**Task details**: Look below and pull out each line with the word "code".

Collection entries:
## start
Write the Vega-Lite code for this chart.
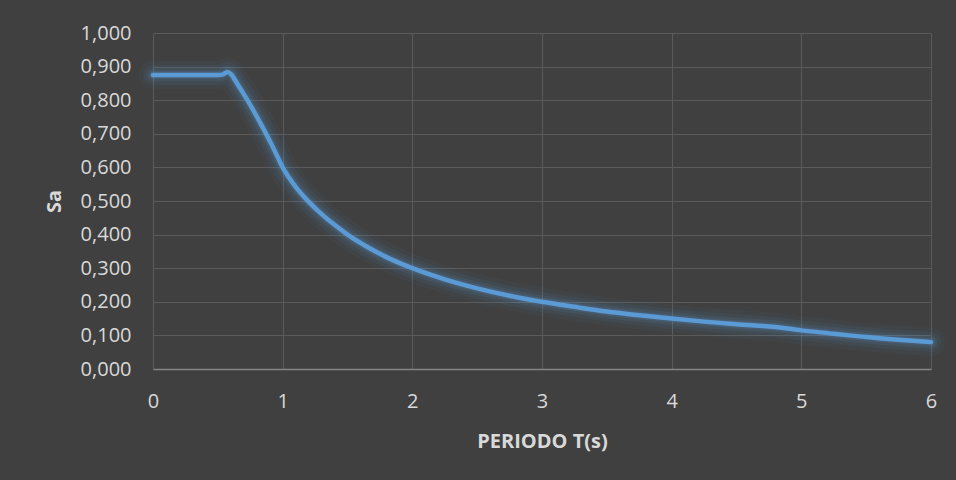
{
  "$schema": "https://vega.github.io/schema/vega-lite/v6.json",
  "width": 778,
  "height": 336,
  "autosize": "none",
  "padding": {"left": 153, "top": 33, "right": 25, "bottom": 111},
  "background": "#404040",
  "config": {
    "view": {"stroke": null},
    "font": "Open Sans"
  },
  "data": {
    "values": [
      {"T": 0, "Sa": 0.875},
      {"T": 0.1, "Sa": 0.875},
      {"T": 0.2, "Sa": 0.875},
      {"T": 0.3, "Sa": 0.875},
      {"T": 0.4, "Sa": 0.875},
      {"T": 0.5, "Sa": 0.875},
      {"T": 0.54, "Sa": 0.877},
      {"T": 0.575, "Sa": 0.884},
      {"T": 0.6, "Sa": 0.878},
      {"T": 0.65, "Sa": 0.849},
      {"T": 0.7, "Sa": 0.818},
      {"T": 0.75, "Sa": 0.786},
      {"T": 0.8, "Sa": 0.752},
      {"T": 0.85, "Sa": 0.716},
      {"T": 0.9, "Sa": 0.679},
      {"T": 0.95, "Sa": 0.64},
      {"T": 1.0, "Sa": 0.6},
      {"T": 1.05, "Sa": 0.569},
      {"T": 1.1, "Sa": 0.542},
      {"T": 1.2, "Sa": 0.498},
      {"T": 1.3, "Sa": 0.461},
      {"T": 1.4, "Sa": 0.429},
      {"T": 1.5, "Sa": 0.4},
      {"T": 1.65, "Sa": 0.364},
      {"T": 1.8, "Sa": 0.333},
      {"T": 2.0, "Sa": 0.3},
      {"T": 2.25, "Sa": 0.267},
      {"T": 2.5, "Sa": 0.24},
      {"T": 2.75, "Sa": 0.218},
      {"T": 3.0, "Sa": 0.2},
      {"T": 3.25, "Sa": 0.185},
      {"T": 3.5, "Sa": 0.171},
      {"T": 3.75, "Sa": 0.16},
      {"T": 4.0, "Sa": 0.15},
      {"T": 4.25, "Sa": 0.141},
      {"T": 4.5, "Sa": 0.133},
      {"T": 4.8, "Sa": 0.125},
      {"T": 5.0, "Sa": 0.115},
      {"T": 5.25, "Sa": 0.105},
      {"T": 5.5, "Sa": 0.095},
      {"T": 5.75, "Sa": 0.087},
      {"T": 6.0, "Sa": 0.08}
    ]
  },
  "encoding": {
    "x": {
      "field": "T",
      "type": "quantitative",
      "scale": {"domain": [0, 6], "nice": false},
      "axis": {
        "title": "PERIODO T(s)",
        "values": [0, 1, 2, 3, 4, 5, 6],
        "labelExpr": "format(datum.value, 'd')",
        "grid": true,
        "gridColor": "#5a5a5a",
        "gridWidth": 1,
        "ticks": false,
        "domain": true,
        "domainColor": "#858585",
        "domainWidth": 1.5,
        "labelColor": "#d9d9d9",
        "labelFontSize": 20,
        "labelPadding": 22,
        "labelFlush": false,
        "titleColor": "#d9d9d9",
        "titleFontSize": 20,
        "titleFontWeight": "bold",
        "titlePadding": 20
      }
    },
    "y": {
      "field": "Sa",
      "type": "quantitative",
      "scale": {"domain": [0, 1], "nice": false},
      "axis": {
        "title": "Sa",
        "values": [0, 0.1, 0.2, 0.3, 0.4, 0.5, 0.6, 0.7, 0.8, 0.9, 1.0],
        "labelExpr": "replace(format(datum.value, '.3f'), '.', ',')",
        "grid": true,
        "gridColor": "#5a5a5a",
        "gridWidth": 1,
        "ticks": false,
        "domain": false,
        "labelColor": "#d9d9d9",
        "labelFontSize": 20,
        "labelPadding": 22,
        "labelFlush": false,
        "titleColor": "#d9d9d9",
        "titleFontSize": 20,
        "titleFontWeight": "bold",
        "titlePadding": 16
      }
    }
  },
  "layer": [
    {
      "mark": {"type": "line", "interpolate": "monotone", "color": "#5b9bd5", "strokeWidth": 28, "opacity": 0.05, "strokeCap": "round"}
    },
    {
      "mark": {"type": "line", "interpolate": "monotone", "color": "#5b9bd5", "strokeWidth": 20, "opacity": 0.07, "strokeCap": "round"}
    },
    {
      "mark": {"type": "line", "interpolate": "monotone", "color": "#5b9bd5", "strokeWidth": 13, "opacity": 0.1, "strokeCap": "round"}
    },
    {
      "mark": {"type": "line", "interpolate": "monotone", "color": "#5b9bd5", "strokeWidth": 8, "opacity": 0.15, "strokeCap": "round"}
    },
    {
      "mark": {"type": "line", "interpolate": "monotone", "color": "#5b9bd5", "strokeWidth": 4.5, "strokeCap": "round", "strokeJoin": "round"}
    }
  ]
}
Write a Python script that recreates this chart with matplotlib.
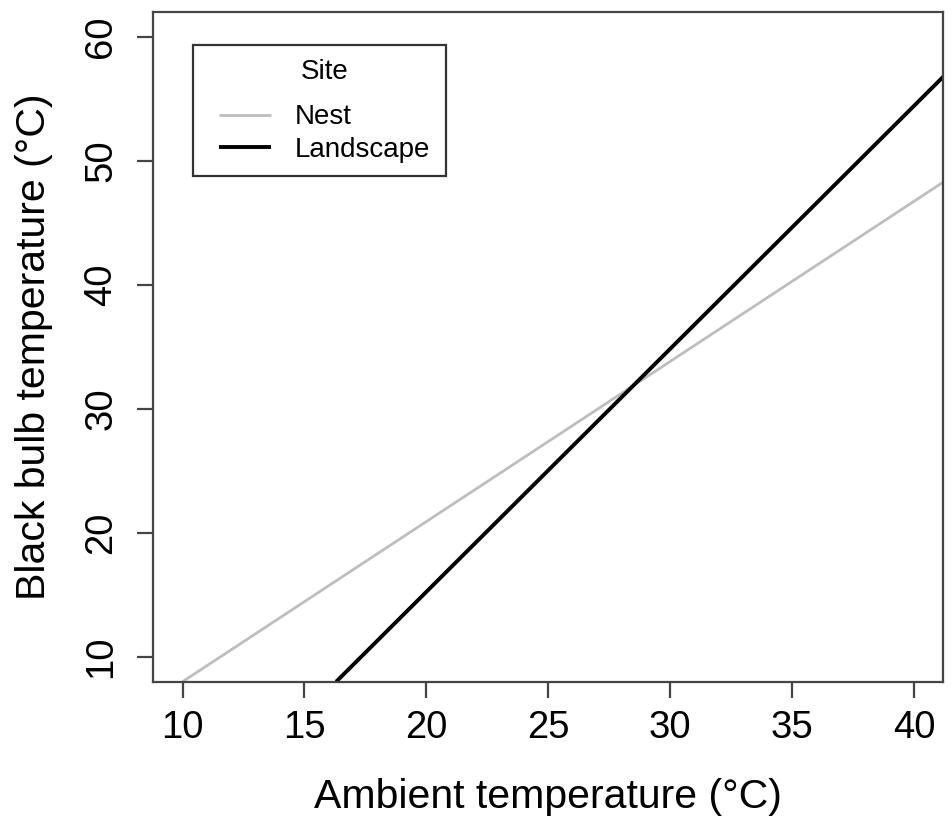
import matplotlib
matplotlib.use("Agg")
import matplotlib.pyplot as plt
from matplotlib.patches import Rectangle

plt.rcParams['font.family'] = ['Liberation Sans', 'DejaVu Sans']

# Data
nest_x = [10.0, 41.2]
nest_y = [8.0, 48.3]
land_x = [16.3, 41.2]
land_y = [8.0, 56.8]
x_ticks = [10, 15, 20, 25, 30, 35, 40]
y_ticks = [10, 20, 30, 40, 50, 60]

W, H = 952, 823
fig = plt.figure(figsize=(W / 100, H / 100), dpi=100)
ax = fig.add_axes([153.3 / W, 1 - 681.7 / H, (943.3 - 153.3) / W, (681.7 - 11.7) / H])

ax.plot(nest_x, nest_y, color='#BEBEBE', lw=2.0, label='Nest', solid_capstyle='butt')
ax.plot(land_x, land_y, color='black', lw=2.8, label='Landscape', solid_capstyle='butt')

ax.set_xlim(8.8, 41.2)
ax.set_ylim(8.0, 62.04)
ax.set_xticks(x_ticks)
ax.set_yticks(y_ticks)
for s in ax.spines.values():
    s.set_color('#444444')
    s.set_linewidth(1.6)
ax.tick_params(axis='both', direction='out', length=11.5, width=1.6, color='#444444',
               labelsize=27.5)
ax.tick_params(axis='x', pad=9)
ax.tick_params(axis='y', pad=13)
for lab in ax.get_yticklabels():
    lab.set_rotation(90)
    lab.set_va('center')

ax.set_xlabel('Ambient temperature (°C)', fontsize=29.5, labelpad=23)
ax.set_ylabel('Black bulb temperature (°C)', fontsize=29.5, labelpad=22)

leg = ax.legend(title='Site', loc='upper left', bbox_to_anchor=(219 / W, 1 - 59 / H),
                bbox_transform=fig.transFigure, fontsize=20, title_fontsize=20,
                frameon=False, handlelength=1.87, borderpad=0, labelspacing=0.22,
                handletextpad=0.86, borderaxespad=0)
leg._legend_box.align = 'center'
leg._legend_box.sep = 14
# legend frame
fig.patches.append(Rectangle((193 / W, 1 - 176 / H), (446 - 193) / W, (176 - 45) / H,
                             transform=fig.transFigure, fill=False,
                             edgecolor='#333333', lw=1.6, zorder=5))

fig.savefig('out.png', dpi=100)
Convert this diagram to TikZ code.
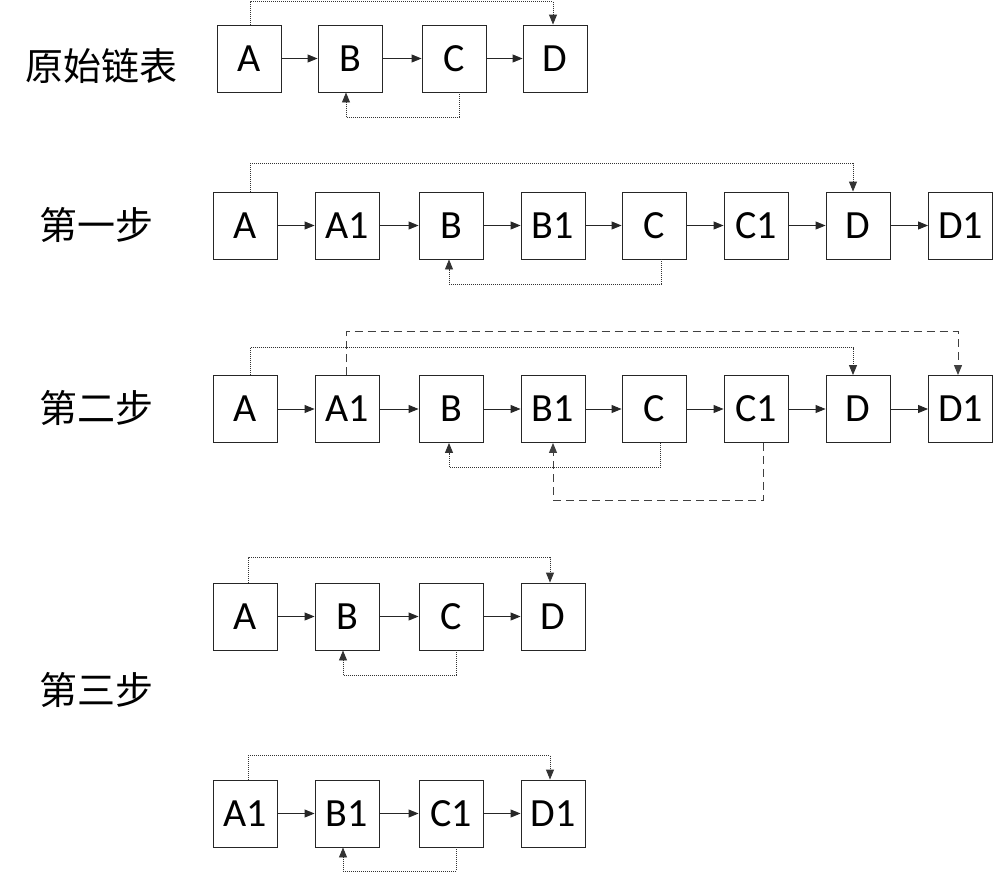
\documentclass[tikz,border=0pt]{standalone}
\usepackage{fontspec}
\setmainfont{Carlito}
\newfontfamily\cjk{Noto Sans CJK SC}
\usetikzlibrary{arrows.meta}
\tikzset{
  box/.style={draw=black!85, line width=0.9pt, minimum width=64pt, minimum height=67pt, inner sep=0pt, font=\fontsize{40}{40}\selectfont},
  lbl/.style={font=\cjk\fontsize{38}{38}\selectfont, inner sep=0pt},
  tip/.style={-{Triangle[length=10pt,width=8pt]}},
  nxt/.style={tip, line width=0.9pt, draw=black!85},
  dotl/.style={tip, line width=0.9pt, draw=black!80, dash pattern=on 1pt off 1pt},
  dashl/.style={tip, line width=1pt, draw=black!75, dash pattern=on 8pt off 5pt}
}
\begin{document}
\begin{tikzpicture}[x=1pt,y=-1pt]
\useasboundingbox (0,0) rectangle (1006,873);
% labels
\node[lbl] (l0) at (101,66) {原始链表};
\node[lbl] (l1) at (96.5,225) {第一步};
\node[lbl] (l2) at (96.5,408) {第二步};
\node[lbl] (l3) at (96.5,690) {第三步};
% row 1
\node[box] (r1a) at (249,58.5) {A};
\node[box] (r1b) at (350,58.5) {B};
\node[box] (r1c) at (454,58.5) {C};
\node[box] (r1d) at (555,58.5) {D};
\draw[nxt] (r1a) -- (r1b);
\draw[nxt] (r1b) -- (r1c);
\draw[nxt] (r1c) -- (r1d);
\draw[dotl] ([xshift=1pt]r1a.north) -- ++(0,-23) -| ([xshift=-2pt]r1d.north);
\draw[dotl] ([xshift=5pt]r1c.south) -- ++(0,25) -| ([xshift=-4pt]r1b.south);
% row 2
\node[box] (r2a) at (245.5,225.5) {A};
\node[box] (r2a1) at (347,225.5) {A1};
\node[box] (r2b) at (451,225.5) {B};
\node[box] (r2b1) at (553,225.5) {B1};
\node[box] (r2c) at (654,225.5) {C};
\node[box] (r2c1) at (756,225.5) {C1};
\node[box] (r2d) at (858,225.5) {D};
\node[box] (r2d1) at (960.5,225.5) {D1};
\draw[nxt] (r2a) -- (r2a1);
\draw[nxt] (r2a1) -- (r2b);
\draw[nxt] (r2b) -- (r2b1);
\draw[nxt] (r2b1) -- (r2c);
\draw[nxt] (r2c) -- (r2c1);
\draw[nxt] (r2c1) -- (r2d);
\draw[nxt] (r2d) -- (r2d1);
\draw[dotl] ([xshift=4.5pt]r2a.north) -- ++(0,-28) -| ([xshift=-5pt]r2d.north);
\draw[dotl] ([xshift=7pt]r2c.south) -- ++(0,25) -| ([xshift=-2pt]r2b.south);
% row 3
\node[box] (r3a) at (245.5,409) {A};
\node[box] (r3a1) at (347,409) {A1};
\node[box] (r3b) at (451,409) {B};
\node[box] (r3b1) at (553,409) {B1};
\node[box] (r3c) at (654,409) {C};
\node[box] (r3c1) at (756,409) {C1};
\node[box] (r3d) at (858,409) {D};
\node[box] (r3d1) at (960.5,409) {D1};
\draw[nxt] (r3a) -- (r3a1);
\draw[nxt] (r3a1) -- (r3b);
\draw[nxt] (r3b) -- (r3b1);
\draw[nxt] (r3b1) -- (r3c);
\draw[nxt] (r3c) -- (r3c1);
\draw[nxt] (r3c1) -- (r3d);
\draw[nxt] (r3d) -- (r3d1);
\draw[dotl] ([xshift=4.5pt]r3a.north) -- ++(0,-27.5) -| ([xshift=-5pt]r3d.north);
\draw[dashl] ([xshift=-1pt]r3a1.north) -- ++(0,-43.5) -| ([xshift=-2.5pt]r3d1.north);
\draw[dotl] ([xshift=6pt]r3c.south) -- ++(0,24.5) -| ([xshift=-2pt]r3b.south);
\draw[dashl] ([xshift=7pt]r3c1.south) -- ++(0,57.5) -| (r3b1.south);
% row 4
\node[box] (r4a) at (245.5,616.5) {A};
\node[box] (r4b) at (347,616.5) {B};
\node[box] (r4c) at (451,616.5) {C};
\node[box] (r4d) at (553,616.5) {D};
\draw[nxt] (r4a) -- (r4b);
\draw[nxt] (r4b) -- (r4c);
\draw[nxt] (r4c) -- (r4d);
\draw[dotl] ([xshift=2.5pt]r4a.north) -- ++(0,-25) -| ([xshift=-3pt]r4d.north);
\draw[dotl] ([xshift=5pt]r4c.south) -- ++(0,25) -| ([xshift=-4pt]r4b.south);
% row 5
\node[box] (r5a) at (245.5,813.5) {A1};
\node[box] (r5b) at (347,813.5) {B1};
\node[box] (r5c) at (451,813.5) {C1};
\node[box] (r5d) at (553,813.5) {D1};
\draw[nxt] (r5a) -- (r5b);
\draw[nxt] (r5b) -- (r5c);
\draw[nxt] (r5c) -- (r5d);
\draw[dotl] ([xshift=2.5pt]r5a.north) -- ++(0,-24) -| ([xshift=-3pt]r5d.north);
\draw[dotl] ([xshift=5pt]r5c.south) -- ++(0,24) -| ([xshift=-4pt]r5b.south);
\end{tikzpicture}
\end{document}
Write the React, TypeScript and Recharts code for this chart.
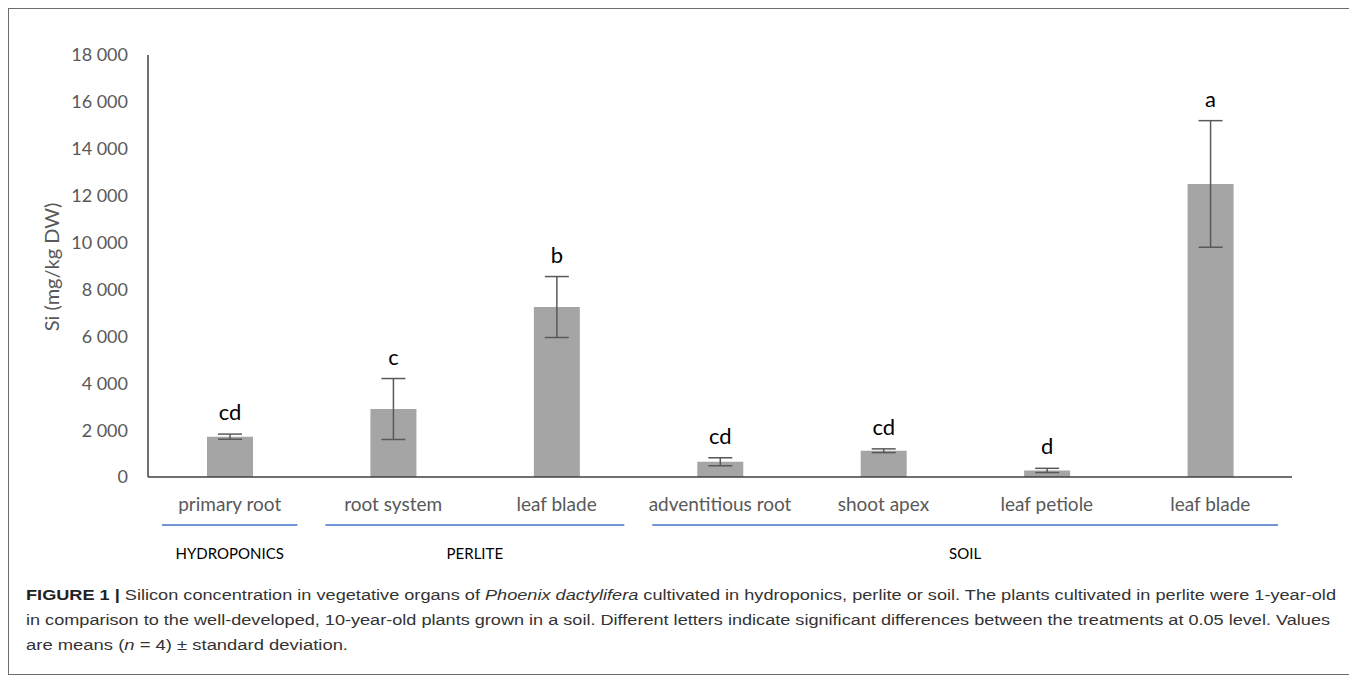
import React from "react"
import { BarChart, Bar, XAxis, YAxis, ErrorBar, LabelList } from "recharts"

const organs = ["primary root", "root system", "leaf blade", "adventitious root", "shoot apex", "leaf petiole", "leaf blade"]
const means = [1720, 2900, 7250, 650, 1120, 280, 12500]
const sds = [110, 1300, 1300, 170, 80, 90, 2700]
const letters = ["cd", "c", "b", "cd", "cd", "d", "a"]
const yTicks = [0, 2000, 4000, 6000, 8000, 10000, 12000, 14000, 16000, 18000]

const groupNames = ["HYDROPONICS", "PERLITE", "SOIL"]
const groupFirst = [0, 1, 3]
const groupLast = [0, 2, 6]

const FONT = "Lato, Carlito, 'Open Sans', sans-serif"
const CAPTION_FONT = "'Liberation Sans', Arial, sans-serif"

// chart geometry (relative to the framed box)
const W = 1340
const H = 560
const M = { top: 47, right: 56, bottom: 31, left: 0 }
const Y_AXIS_W = 140
const X_AXIS_H = 60
const plotLeft = M.left + Y_AXIS_W
const plotRight = W - M.right
const band = (plotRight - plotLeft) / organs.length

const data = organs.map((name, i) => ({ name, value: means[i], err: sds[i] }))

const fmt = (v: number) =>
  v >= 1000 ? `${Math.floor(v / 1000)} ${String(v % 1000).padStart(3, "0")}` : `${v}`

const renderLetter = (props: any) => {
  const { x, y, width, height, index, value } = props
  const perUnit = Number(height) / Number(value)
  const top = Number(y) - sds[index] * perUnit
  return (
    <text x={Number(x) + Number(width) / 2} y={top - 14} textAnchor="middle" fontSize={22} fill="#000" fontFamily={FONT}>
      {letters[index]}
    </text>
  )
}

export default function App() {
  const inset = 14
  return (
    <div style={{ position: "relative", width: 1343, height: 667 }}>
      <div style={{ position: "absolute", left: 0, top: 0, width: 1343, height: 667, boxSizing: "border-box", border: "1.5px solid #6d6d6d" }} />
      <div style={{ position: "absolute", left: 0, top: 0 }}>
        <BarChart width={W} height={H} data={data} margin={M}>
          <XAxis
            dataKey="name"
            height={X_AXIS_H}
            tickLine={false}
            tickSize={0}
            tickMargin={21}
            interval={0}
            axisLine={{ stroke: "#404040", strokeWidth: 1.5 }}
            tick={{ fill: "#595959", fontSize: 19, fontFamily: FONT }}
          />
          <YAxis
            width={Y_AXIS_W}
            domain={[0, 18000]}
            ticks={yTicks}
            tickFormatter={fmt}
            tickLine={false}
            tickSize={0}
            tickMargin={20}
            axisLine={{ stroke: "#404040", strokeWidth: 1.5 }}
            tick={{ fill: "#595959", fontSize: 18, fontFamily: FONT }}
          />
          <Bar dataKey="value" fill="#A5A5A5" barSize={46} isAnimationActive={false}>
            <ErrorBar dataKey="err" width={12} stroke="#595959" strokeWidth={1.5} direction="y" />
            <LabelList dataKey="value" content={renderLetter} />
          </Bar>
        </BarChart>
      </div>
      <svg width={1343} height={667} style={{ position: "absolute", left: 0, top: 0, pointerEvents: "none" }}>
        <text
          x={43}
          y={259}
          transform="rotate(-90 43 259)"
          textAnchor="middle"
          dominantBaseline="central"
          fontSize={20}
          fill="#595959"
          fontFamily={FONT}
        >
          Si (mg/kg DW)
        </text>
        {groupNames.map((g, i) => {
          const x1 = plotLeft + groupFirst[i] * band + inset
          const x2 = plotLeft + (groupLast[i] + 1) * band - inset
          return (
            <g key={g}>
              <line x1={x1} x2={x2} y1={517} y2={517} stroke="#4472C4" strokeWidth={1.5} />
              <text x={(x1 + x2) / 2} y={551} textAnchor="middle" fontSize={15} fill="#000" fontFamily={FONT}>
                {g}
              </text>
            </g>
          )
        })}
        <g fontFamily={CAPTION_FONT} fontSize={15.5} fill="#333">
          <text x={18} y={592} textLength={1310} lengthAdjust="spacingAndGlyphs">
            <tspan fontWeight="bold" fill="#222">FIGURE 1 | </tspan>
            Silicon concentration in vegetative organs of <tspan fontStyle="italic">Phoenix dactylifera</tspan> cultivated in
            hydroponics, perlite or soil. The plants cultivated in perlite were 1-year-old
          </text>
          <text x={18} y={617} textLength={1304} lengthAdjust="spacingAndGlyphs">
            in comparison to the well-developed, 10-year-old plants grown in a soil. Different letters indicate significant
            differences between the treatments at 0.05 level. Values
          </text>
          <text x={18} y={642} textLength={322} lengthAdjust="spacingAndGlyphs">
            are means (<tspan fontStyle="italic">n</tspan> = 4) ± standard deviation.
          </text>
        </g>
      </svg>
    </div>
  )
}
## end
**Expected answer**:
Write the Vega-Lite code for this chart.
Convert this diagram to TikZ code.
Write the React, TypeScript and Recharts code for this chart.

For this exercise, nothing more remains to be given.